## What is needed
Take every line from the first down to the line with "const windowBounds = [10, 300];" and set it down exactly, without the pictures.

_ _ _

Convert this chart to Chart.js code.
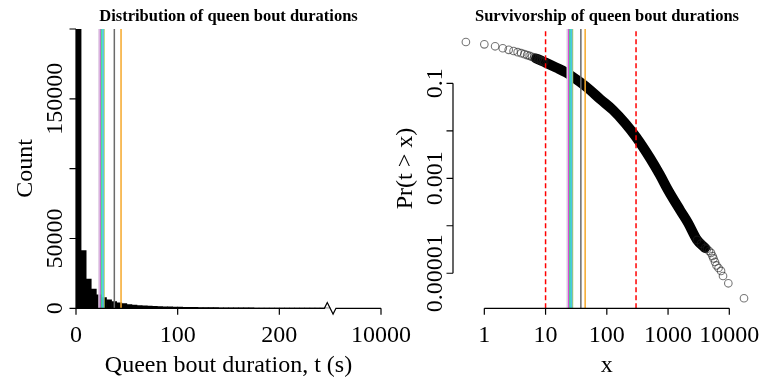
<!DOCTYPE html>
<html>
<head>
<meta charset="utf-8">
<script src="https://cdn.jsdelivr.net/npm/chart.js@4.4.1/dist/chart.umd.min.js"></script>
<style>
  html, body { margin: 0; padding: 0; background: #fff; }
  #wrap { position: relative; width: 763px; height: 378px; }
  #wrap canvas { position: absolute; left: 0; top: 0; }
</style>
</head>
<body>
<div id="wrap">
  <canvas id="hist" width="763" height="378"></canvas>
  <canvas id="surv" width="763" height="378"></canvas>
</div>
<script>
// ---- Histogram: queen bout durations in 5 s bins (0-250 s) ----
const binWidth = 5;
const binCounts = [
  205000, 41300, 20900, 13700, 9600, 7600, 6100, 4900, 4000, 3300,
  2750, 2350, 2000, 1750, 1550, 1380, 1240, 1110, 1000, 900,
  820, 740, 670, 610, 560, 510, 470, 430, 400, 370,
  340, 315, 295, 275, 255, 240, 225, 210, 198, 186,
  175, 165, 155, 147, 139, 131, 124, 118, 112, 106
];
// broken x axis: the last tick stands for 10000 s
const histTickValues = [0, 100, 200, 300];
const histTickLabels = ['0', '100', '200', '10000'];
const histBreakAt = 250;
const countTickValues = [0, 50000, 100000, 150000, 200000];
const countTickLabels = ['0', '50000', '', '150000', ''];

// ---- Reference bout durations (s), drawn as vertical lines ----
const markerValues = [22.6, 23.6, 24.6, 25.6, 26.6, 27.5, 37.7, 44.3];
const markerColors = ['#dcc8e2', '#d64fd6', '#3ddc84', '#3fd8d8', '#58b6ee', '#a8cf5c', '#6a6a6a', '#f5a82a'];

// ---- Fitting window (dashed) ----
const windowBounds = [10, 300];

// ---- Survivorship Pr(t > x) ----
// short bouts (0.5 s steps)
const survShortX = [0.5, 1, 1.5, 2, 2.5, 3, 3.5, 4, 4.5, 5, 5.5, 6, 6.5, 7, 7.5, 8, 8.5, 9, 9.5];
const survShortP = [0.740, 0.662, 0.601, 0.546, 0.507, 0.479, 0.452, 0.431, 0.410, 0.393,
                    0.376, 0.360, 0.346, 0.333, 0.320, 0.310, 0.299, 0.289, 0.281];
// dense central part of the curve
const survMidX = [7, 8.5, 10, 14.8, 21.6, 36.5, 53.2, 77.4, 126, 198, 300, 507, 739, 998, 1567, 2118, 2971, 4013];
const survMidP = [0.333, 0.299, 0.273, 0.215, 0.169, 0.106, 0.0722, 0.0467, 0.0274, 0.0146,
                  0.0074, 0.00267, 0.00117, 0.000567, 0.000215, 0.000115, 0.0000503, 0.0000341];
// longest bouts
const survTailX = [2971, 3450, 4013, 4325, 4667, 5026, 5318, 5521, 5845, 6183, 6668, 7325, 7893, 9638, 17378];
const survTailP = [0.0000503, 0.0000420, 0.0000341, 0.0000325, 0.0000295, 0.0000268, 0.0000231, 0.0000205,
                   0.0000173, 0.0000146, 0.0000129, 0.0000112, 0.00000877, 0.00000615, 0.00000298];

const survXTicks = [1, 10, 100, 1000, 10000];
const survXLabels = ['1', '10', '100', '1000', '10000'];
const survYTicks = [0.1, 0.01, 0.001, 0.0001, 0.00001];
const survYLabels = ['0.1', '', '0.001', '', '0.00001'];

const SERIF = '"Liberation Serif", "Times New Roman", Times, serif';

// Base-graphics style axes: line only between first and last tick, outward ticks
function baseAxes(cfg) {
  return {
    id: 'baseAxes',
    afterDraw(chart) {
      const { ctx, chartArea: a } = chart;
      const xs = chart.scales.x, ys = chart.scales.y;
      ctx.save();
      ctx.strokeStyle = '#000';
      ctx.fillStyle = '#000';
      ctx.lineWidth = 1.2;
      ctx.lineJoin = 'miter';

      const yb = a.bottom;
      const xp = cfg.xTicks.map(v => xs.getPixelForValue(v));
      ctx.beginPath();
      ctx.moveTo(xp[0], yb);
      if (cfg.xBreak !== undefined) {
        const b = xs.getPixelForValue(cfg.xBreak), w = 5.8;
        ctx.lineTo(b - w, yb);
        ctx.lineTo(b - w / 2, yb - w);
        ctx.lineTo(b + w / 2, yb + w);
        ctx.lineTo(b + w, yb);
      }
      ctx.lineTo(xp[xp.length - 1], yb);
      xp.forEach(p => { ctx.moveTo(p, yb); ctx.lineTo(p, yb + 6.5); });

      const xl = a.left;
      const yp = cfg.yTicks.map(v => ys.getPixelForValue(v));
      ctx.moveTo(xl, Math.min(...yp));
      ctx.lineTo(xl, Math.max(...yp));
      yp.forEach(p => { ctx.moveTo(xl, p); ctx.lineTo(xl - 6.5, p); });
      ctx.stroke();

      ctx.font = '24px ' + SERIF;
      ctx.textAlign = 'center';
      ctx.textBaseline = 'alphabetic';
      cfg.xLabels.forEach((t, i) => ctx.fillText(t, xp[i], cfg.xLabelY));
      cfg.yLabels.forEach((t, i) => {
        if (!t) return;
        ctx.save();
        ctx.translate(cfg.yLabelX, yp[i]);
        ctx.rotate(-Math.PI / 2);
        ctx.fillText(t, 0, 0);
        ctx.restore();
      });

      ctx.fillText(cfg.xTitle, cfg.xTitleX, cfg.xTitleY);
      ctx.save();
      ctx.translate(cfg.yTitleX, cfg.yTitleY);
      ctx.rotate(-Math.PI / 2);
      ctx.fillText(cfg.yTitle, 0, 0);
      ctx.restore();

      ctx.font = 'bold 16.5px ' + SERIF;
      ctx.fillText(cfg.title, cfg.titleX, cfg.titleY);
      ctx.restore();
    }
  };
}

const commonOpts = {
  responsive: false,
  animation: false,
  devicePixelRatio: 1,
  events: [],
  plugins: { legend: { display: false }, tooltip: { enabled: false } }
};

function verticalLine(x, y0, y1, color, width, dash) {
  return {
    type: 'line',
    data: [{ x: x, y: y0 }, { x: x, y: y1 }],
    borderColor: color,
    borderWidth: width,
    borderDash: dash || [],
    pointRadius: 0,
    fill: false,
    order: 0
  };
}

// ---------- Left: histogram ----------
const histMax = countTickValues[countTickValues.length - 1];
const histDatasets = markerValues.map((v, i) => verticalLine(v, 0, histMax, markerColors[i], 1.5));
histDatasets.push({
  type: 'bar',
  data: binCounts.map((c, i) => ({ x: i * binWidth + binWidth / 2, y: c })),
  backgroundColor: '#000',
  borderWidth: 0,
  barPercentage: 1,
  categoryPercentage: 1,
  order: 5
});

new Chart(document.getElementById('hist'), {
  type: 'bar',
  data: { datasets: histDatasets },
  options: Object.assign({}, commonOpts, {
    layout: { padding: { left: 76, right: 763 - 381, top: 29, bottom: 378 - 308.3 } },
    scales: {
      x: { type: 'linear', display: false, offset: false, min: 0, max: 300, bounds: 'data', grid: { offset: false } },
      y: { type: 'linear', display: false, min: 0, max: histMax, bounds: 'data' }
    }
  }),
  plugins: [baseAxes({
    xTicks: histTickValues, xLabels: histTickLabels, xBreak: histBreakAt,
    yTicks: countTickValues, yLabels: countTickLabels,
    xLabelY: 341.5, yLabelX: 61.5,
    xTitle: 'Queen bout duration, t (s)', xTitleX: 228.5, xTitleY: 371.5,
    yTitle: 'Count', yTitleX: 31.5, yTitleY: 168.5,
    title: 'Distribution of queen bout durations', titleX: 228.5, titleY: 20.7
  })]
});

// ---------- Right: survivorship ----------
const survYMin = 1.83e-6, survYMax = 1.39;
const survDatasets = [];
markerValues.forEach((v, i) => survDatasets.push(verticalLine(v, survYMin, survYMax, markerColors[i], 1.5)));
windowBounds.forEach(v => survDatasets.push(verticalLine(v, survYMin, survYMax, '#ff0000', 1.5, [5, 3])));
const ring = {
  showLine: false,
  pointRadius: 3.8,
  pointBorderWidth: 1.1,
  pointBorderColor: 'rgba(30,30,30,0.6)',
  pointBackgroundColor: 'rgba(0,0,0,0)',
  order: 2
};
survDatasets.push(Object.assign({ type: 'line', data: survShortX.map((x, i) => ({ x: x, y: survShortP[i] })) }, ring));
survDatasets.push(Object.assign({ type: 'line', data: survTailX.map((x, i) => ({ x: x, y: survTailP[i] })) }, ring));
survDatasets.push({
  type: 'line',
  data: survMidX.map((x, i) => ({ x: x, y: survMidP[i] })),
  borderColor: '#000',
  borderWidth: 10,
  borderCapStyle: 'round',
  borderJoinStyle: 'round',
  cubicInterpolationMode: 'monotone',
  pointRadius: 0,
  fill: false,
  order: 3
});

new Chart(document.getElementById('surv'), {
  type: 'line',
  data: { datasets: survDatasets },
  options: Object.assign({}, commonOpts, {
    layout: { padding: { left: 453, right: 763 - 755, top: 29, bottom: 378 - 308.3 } },
    scales: {
      x: { type: 'logarithmic', display: false, min: 0.308, max: 26280, bounds: 'data' },
      y: { type: 'logarithmic', display: false, min: survYMin, max: survYMax, bounds: 'data' }
    }
  }),
  plugins: [baseAxes({
    xTicks: survXTicks, xLabels: survXLabels,
    yTicks: survYTicks, yLabels: survYLabels,
    xLabelY: 341.5, yLabelX: 441.5,
    xTitle: 'x', xTitleX: 606.7, xTitleY: 371.5,
    yTitle: 'Pr(t > x)', yTitleX: 412, yTitleY: 168.5,
    title: 'Survivorship of queen bout durations', titleX: 607, titleY: 20.7
  })]
});
</script>
</body>
</html>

_ _ _

## The completed task
Convert this chart to Chart.js code.
<!DOCTYPE html>
<html>
<head>
<meta charset="utf-8">
<script src="https://cdn.jsdelivr.net/npm/chart.js@4.4.1/dist/chart.umd.min.js"></script>
<style>
  html, body { margin: 0; padding: 0; background: #fff; }
  #wrap { position: relative; width: 763px; height: 378px; }
  #wrap canvas { position: absolute; left: 0; top: 0; }
</style>
</head>
<body>
<div id="wrap">
  <canvas id="hist" width="763" height="378"></canvas>
  <canvas id="surv" width="763" height="378"></canvas>
</div>
<script>
// ---- Histogram: queen bout durations in 5 s bins (0-250 s) ----
const binWidth = 5;
const binCounts = [
  205000, 41300, 20900, 13700, 9600, 7600, 6100, 4900, 4000, 3300,
  2750, 2350, 2000, 1750, 1550, 1380, 1240, 1110, 1000, 900,
  820, 740, 670, 610, 560, 510, 470, 430, 400, 370,
  340, 315, 295, 275, 255, 240, 225, 210, 198, 186,
  175, 165, 155, 147, 139, 131, 124, 118, 112, 106
];
// broken x axis: the last tick stands for 10000 s
const histTickValues = [0, 100, 200, 300];
const histTickLabels = ['0', '100', '200', '10000'];
const histBreakAt = 250;
const countTickValues = [0, 50000, 100000, 150000, 200000];
const countTickLabels = ['0', '50000', '', '150000', ''];

// ---- Reference bout durations (s), drawn as vertical lines ----
const markerValues = [22.6, 23.6, 24.6, 25.6, 26.6, 27.5, 37.7, 44.3];
const markerColors = ['#dcc8e2', '#d64fd6', '#3ddc84', '#3fd8d8', '#58b6ee', '#a8cf5c', '#6a6a6a', '#f5a82a'];

// ---- Fitting window (dashed) ----
const windowBounds = [10, 300];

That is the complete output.